I wrote to the Bank: “My Cheque was returned with remark ‘Insufficient funds’. I want to know whether it refers to mine or the Bank?”
“Help yourself!”
– people who don’t want to help you
8 wanted to play candy land but I told her I didn’t want to move out of my chair so she played for me & I won 3 out of 4, how can I make life like this
My husband is turning 58 tomorrow. Join me wishing him “Jesus, you’re how old?”
you’re opening a chip bag and it goes great except for a tiny tear and it seems fine but then the rip starts to get bigger and you’re worried you won’t be able to seal the bag and it keeps going and the entire bag is split open and it continues until the earth fully bifurcates
What we need is more companies making hot sauce.

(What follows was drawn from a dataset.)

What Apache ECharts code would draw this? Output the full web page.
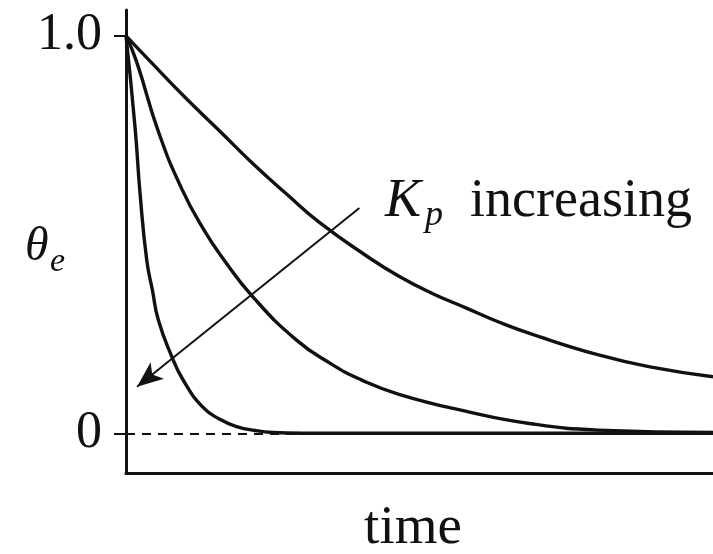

I need 900 more ways to taste a thing that tastes exactly like all the other ones.
olive garden manager: why are you quitting
waiter: i signed up to guard olives
It’s that time of year – holiday music playing, lights twinkling, and kids excited abo…GET YOUR STICKY HANDS OFF THE GODDAMN TREE OR SANTA IS GOING TO DROP YOUR TOYS IN THE OCEAN…ut baking cookies.
Mom: Take out the trash
*I take the trash on a lovely date*
Mom: Not what I meant
*I assassinate the trash in an ally*
Mom: Still wrong
Just finished filming my new movie, “Death on the Sidewalk.” I shot it with my car’s back-up camera.
i wonder if fewer people would eat Rabbit Stew if it was instead called Bunny Rabbit Stew.
Don’t put all my eggs in one basket? I would look pretty stupid walking around the grocery store with 12 baskets.